Spherical micro-indentation process of polymer-based materials: a finite element study

This paper describes finite element (FE) elastic and elastic /plastic analysis of the spherical indentation process of polymers. Efforts are targeted towards polymers used in dental restorative materials which behave in a brittle manner. A key component of the wear modelling of such materials is an understanding of the stresses encountered by restorative materials during service, when two-body or three-body interactions cause failure on the surface of dental restorations. The primary objective is to study the distribution of the stresses and the corresponding strain behaviour around the contact area in order to edify crack phenomena.
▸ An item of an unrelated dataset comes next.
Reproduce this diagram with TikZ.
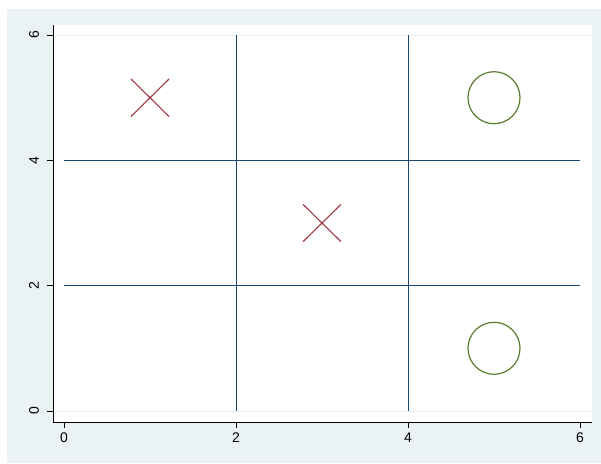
\documentclass[tikz,border=0pt]{standalone}
\usepackage{fontspec}
\setmainfont{Liberation Sans}
\definecolor{bgc}{HTML}{EAF2F3}
\definecolor{gridc}{HTML}{E6EEF0}
\definecolor{navy}{HTML}{1A476F}
\definecolor{xred}{HTML}{9E3A42}
\definecolor{ogreen}{HTML}{5A7D2E}
\tikzset{
  blueline/.style={navy, line width=1.1pt},
  xmark/.style={xred, line width=1.1pt},
  omark/.style={ogreen, line width=1.2pt},
  axisline/.style={black, line width=0.9pt},
  ticklab/.style={font=\fontsize{14}{16}\selectfont, inner sep=0pt}
}
\begin{document}
\begin{tikzpicture}[x=1pt,y=-1pt]
\useasboundingbox (0,0) rectangle (601,463);
\fill[bgc] (7,9) rectangle (601,463);
\fill[white] (53,25) rectangle (592,422);
% faint gridlines at 0 and 6
\draw[gridc, line width=1pt] (53,35) -- (592,35);
\draw[gridc, line width=1pt] (53,411) -- (592,411);
% blue lines
\draw[blueline] (236.5,35) -- (236.5,411);
\draw[blueline] (408.5,35) -- (408.5,411);
\draw[blueline] (64,160.5) -- (580,160.5);
\draw[blueline] (64,285.5) -- (580,285.5);
% X marks
\draw[xmark] (131,79) -- (169,116.5) (131,116.5) -- (169,79);
\draw[xmark] (303,204.3) -- (341,241.7) (303,241.7) -- (341,204.3);
% O marks
\draw[omark] (494,97.7) circle (26);
\draw[omark] (494,348.3) circle (26);
% axes
\draw[axisline] (53,25) -- (53,422) -- (592,422);
\foreach \v/\yy in {0/411,2/285.7,4/160.3,6/35} {
  \draw[axisline] (47,\yy) -- (53,\yy);
  \node[ticklab, rotate=90] at (34,\yy) {\v};
}
\foreach \u/\xx in {0/64,2/236,4/408,6/580} {
  \draw[axisline] (\xx,422) -- (\xx,428);
  \node[ticklab] at (\xx,437.5) {\u};
}
\end{tikzpicture}
\end{document}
The large-deformation analysis is repeated for various indentor penetration depths. The commercial FE program initially selected for the analyses proved to be incapable of handling the complex large displacement elasto-plastic problem and eventually a second program was implemented to accomplish the tasks. It was shown how, at a certain load, the tensile stresses are sufficient to form a ring crack in the sample surface around the indenter. The same analysis was then used to show the formation of other median cracks in the sample. The results were closely matched and verified with experimental investigations. This comparison of theoretical and experimental investigations resulted in further study of the unloading process of the micro-indentation. It showed that upon unloading, the resulting residual stresses produced in the material are large enough to cause the Hertzian-like ring cracks.